Big is also beautiful (L’Echo - 14/06/2013)
Il ne se passe pratiquement plus une semaine sans que l’un ou l’autre commentateur ne vienne nous rappeler l’importance des petites et moyennes entreprises (PME) dans notre tissu économique. Au niveau politique, le soutien aux PME est devenu une sorte de prédication, une solution miracle et, à ce titre, doit faire l’objet de tous nos efforts. A l’instar de la classe moyenne, il est aujourd’hui une obligation pour chaque institution de notre pays, sinon de les défendre, du moins d’y prétendre.
A l’évidence, la promotion dont jouissent les PME est amplement justifiée. D’un point de vue économique, elles représentent une part majoritaire de l’activité et de l’emploi dans l’économie belge et européenne. D’un point de vue de la morale politique, il est également plus justifiable de défendre le capitalisme à visage humain que de nébuleuses multinationales pratiquant l’éviction fiscale à tout va (les récents exemples d’Apple, Amazon ou Starbucks sont là pour nous le rappeler). Néanmoins, le réflexe mécanique à considérer ce groupe cible comme la réponse à tous nos maux crée, ou risque d’engendrer, des distorsions non souhaitables.

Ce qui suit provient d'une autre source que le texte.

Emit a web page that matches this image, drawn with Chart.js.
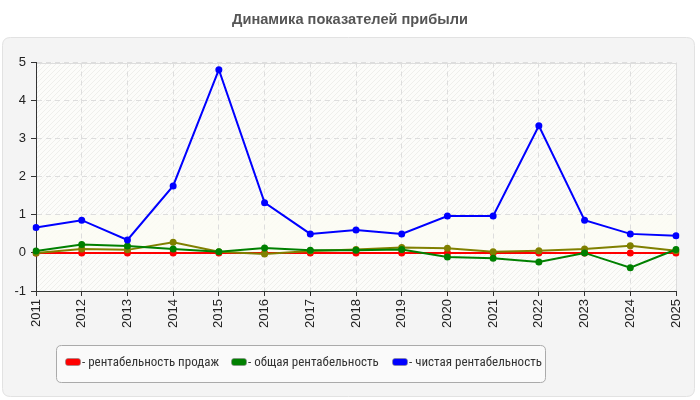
<!DOCTYPE html>
<html><head><meta charset="utf-8">
<script src="https://cdn.jsdelivr.net/npm/chart.js@4/dist/chart.umd.min.js"></script>
<style>html,body{margin:0;padding:0;background:#fff;}#wrap{width:700px;height:400px;}</style>
</head><body><div id="wrap"><canvas id="c" width="700" height="400"></canvas></div>
<script>
const years = ['2011','2012','2013','2014','2015','2016','2017','2018','2019','2020','2021','2022','2023','2024','2025'];
const salesProfitability = [0,0,0,0,0,0,0,0,0,0,0,0,0,0,0];
const totalProfitability = [0.05,0.22,0.18,0.10,0.03,0.13,0.07,0.07,0.09,-0.11,-0.14,-0.24,0.00,-0.39,0.09];
const netProfitability = [0.67,0.86,0.34,1.76,4.81,1.32,0.50,0.60,0.50,0.97,0.97,3.34,0.86,0.50,0.45];
const fourthSeries = [0.00,0.10,0.08,0.28,0.03,-0.03,0.05,0.09,0.14,0.12,0.03,0.06,0.10,0.19,0.06];
const yTicks = [-1,0,1,2,3,4,5];
const titleText = 'Динамика показателей прибыли';
const legendItems = [
  {label:'- рентабельность продаж', color:'#ff0000'},
  {label:'- общая рентабельность', color:'#008000'},
  {label:'- чистая рентабельность', color:'#0000ff'}
];

function roundRect(ctx,x,y,w,h,r){ctx.beginPath();ctx.moveTo(x+r,y);ctx.lineTo(x+w-r,y);ctx.quadraticCurveTo(x+w,y,x+w,y+r);ctx.lineTo(x+w,y+h-r);ctx.quadraticCurveTo(x+w,y+h,x+w-r,y+h);ctx.lineTo(x+r,y+h);ctx.quadraticCurveTo(x,y+h,x,y+h-r);ctx.lineTo(x,y+r);ctx.quadraticCurveTo(x,y,x+r,y);ctx.closePath();}

const bgPlugin = {
  id:'bg',
  beforeDraw(chart){
    const ctx = chart.ctx; const a = chart.chartArea;
    ctx.save();
    ctx.fillStyle='#ffffff'; ctx.fillRect(0,0,chart.width,chart.height);
    ctx.fillStyle='#555555'; ctx.font='bold 14.6px "Liberation Sans", Arial, sans-serif';
    ctx.textAlign='center'; ctx.textBaseline='middle';
    ctx.fillText(titleText, 350, 20);
    roundRect(ctx,2.5,37.5,692,359,8);
    ctx.fillStyle='#f4f4f4'; ctx.fill();
    ctx.strokeStyle='#e2e2e2'; ctx.lineWidth=1; ctx.stroke();
    const pc = document.createElement('canvas'); pc.width=5; pc.height=5;
    const p = pc.getContext('2d');
    p.fillStyle='#fcfcfa'; p.fillRect(0,0,5,5);
    p.strokeStyle='#efefec'; p.lineWidth=1;
    p.beginPath(); p.moveTo(0,5); p.lineTo(5,0); p.moveTo(-1,1); p.lineTo(1,-1); p.moveTo(4,6); p.lineTo(6,4); p.stroke();
    ctx.fillStyle = ctx.createPattern(pc,'repeat');
    ctx.fillRect(a.left,a.top,a.right-a.left,a.bottom-a.top);
    const y = chart.scales.y;
    ctx.fillStyle='rgba(251,251,243,0.85)';
    ctx.fillRect(a.left,y.getPixelForValue(1),a.right-a.left,y.getPixelForValue(0)-y.getPixelForValue(1));
    ctx.strokeStyle='#dddddd'; ctx.lineWidth=1;
    ctx.beginPath(); ctx.moveTo(a.left,Math.round(a.top)+0.5); ctx.lineTo(Math.round(a.right)+0.5,Math.round(a.top)+0.5); ctx.lineTo(Math.round(a.right)+0.5,a.bottom); ctx.stroke();
    ctx.restore();
  },
  afterDraw(chart){
    const ctx = chart.ctx;
    ctx.save();
    roundRect(ctx,56.5,345.5,489,37,5);
    ctx.fillStyle='#fafafa'; ctx.fill();
    ctx.strokeStyle='#aaaaaa'; ctx.lineWidth=1; ctx.stroke();
    const xs=[65,231,392];
    ctx.font='13px "Liberation Sans Narrow", "Roboto Condensed", Roboto, sans-serif'; ctx.textBaseline='middle'; ctx.textAlign='left';
    legendItems.forEach((it,i)=>{
      roundRect(ctx,xs[i]+0.5,358.5,15,7,2.5);
      ctx.fillStyle=it.color; ctx.fill();
      ctx.strokeStyle='#888'; ctx.lineWidth=0.6; ctx.stroke();
      ctx.fillStyle='#333333';
      ctx.fillText(it.label, xs[i]+17, 362.5);
    });
    ctx.restore();
  }
};

function ds(data,color){return {data,borderColor:color,backgroundColor:color,borderWidth:2,pointRadius:3.5,pointHoverRadius:3.5,pointBorderWidth:0,tension:0,fill:false};}

new Chart(document.getElementById('c'),{
  type:'line',
  data:{labels:years,datasets:[
    ds(netProfitability,'#0000ff'),
    ds(totalProfitability,'#008000'),
    ds(fourthSeries,'#808000'),
    ds(salesProfitability,'#ff0000')
  ]},
  options:{
    responsive:false,animation:false,devicePixelRatio:1,
    layout:{padding:{left:0,right:24,top:62.5,bottom:59}},
    plugins:{legend:{display:false},title:{display:false},tooltip:{enabled:false}},
    scales:{
      x:{offset:false,
        afterFit(s){s.height=50;},
        grid:{color:'#dddddd',tickColor:'#333333',tickLength:5,tickBorderDash:[0,0]},
        border:{color:'#333333',width:1,dash:[5,4]},
        ticks:{color:'#222222',font:{size:13,family:'"Liberation Sans", Arial, sans-serif'},maxRotation:90,minRotation:90,autoSkip:false,padding:3}
      },
      y:{min:-1,max:5,
        afterFit(s){s.width=36;},
        afterBuildTicks(s){s.ticks=yTicks.map(v=>({value:v}));},
        grid:{color:'#dddddd',tickColor:'#333333',tickLength:5,tickBorderDash:[0,0]},
        border:{color:'#333333',width:1,dash:[5,4]},
        ticks:{color:'#222222',font:{size:13,family:'"Liberation Sans", Arial, sans-serif'},padding:5}
      }
    }
  },
  plugins:[bgPlugin]
});
</script></body></html>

Tout d’abord, puisqu’il faut bien définir ce qu’est une PME pour pouvoir leur attribuer des avantages, cela risque d’induire des effets de seuil. Par exemple, de nombreuses entreprises rechignent à dépasser le seuil de cinquante travailleurs, synonyme de comité d’entreprises et d’un droit du travail plus strict. A l’heure où les intentions d’embauche restent au plus bas (voir l’Echo du 11 juin), cela ne semble pas du plus opportun. Au niveau fiscal, pour lequel il existe un triple seuil (taille du bilan, chiffre d’affaires et nombre d’employés), cela peut inciter certains dirigeants à ne pas trop faire croître leur chiffre d’affaire ou leur bilan, afin de pouvoir continuer à bénéficier de certains avantages.
Ensuite, de nombreuses études économiques dans différents secteurs tendent à montrer que la productivité par travailleur est plus grande dans les grandes entreprises que dans les PME. Les moyens que les grandes entreprises allouent à la recherche et aux investissements sont également plus substantiels. À l’évidence, de nombreuses avancées économiques et/ou technologiques ne sont tout simplement pas imaginables sans le poids et les moyens d’actions d’organisation d’une certaine taille.
Enfin, le financement des PME est essentiellement assuré par le biais du financement bancaire. Ceci explique d’ailleurs, en partie, pourquoi l’Europe, dont l’économie est davantage composée de PME, est plus dépendante financièrement des banques que ne le sont les Etats-Unis. Une moins grande emprise de l’intermédiation bancaire dans le financement des entreprises rend une économie également moins dépendante de ses banques. Un financement plus direct, malgré les initiatives de crowd-funding pour les PME, est néanmoins l’apanage de plus grandes entreprises.
Il serait évidemment niais d’estimer que les PME ne requièrent pas des mesures spécifiques. Mais il est primordial que ces mesures répondent véritablement aux besoins de développement des entreprises et des entrepreneurs, et n’induisent pas d’effets pervers, tels que celui de limiter les incitants à grandir. Pour ce faire, il y a lieu de déterminer quelles sont les freins réels à la création et au développement des PME. L’accès au financement et à la liquidité en font certainement partie. Une structure de coût plus légère, dans un premier temps, afin d’assurer un développement serein, l’est également. Il y a néanmoins certainement matière à réflexion quand des avantages fiscaux et sociaux sont accordés de manière permanente, et ce afin d’éviter des distorsions auxquelles, d’un point de vue politique, personne ne s’oppose mais qui n’ont pas de justifications économiques en tant que tel. Pour cela, il y a lieu de ne pas utiliser les PME, à l’instar du concept de la classe moyenne, comme slogan politique. L’objectif d’un entrepreneur n’est pas de créer une société afin qu’elle reste modeste. Il n’y a pas de raisons que des structures juridiques l’incitent à en décider autrement.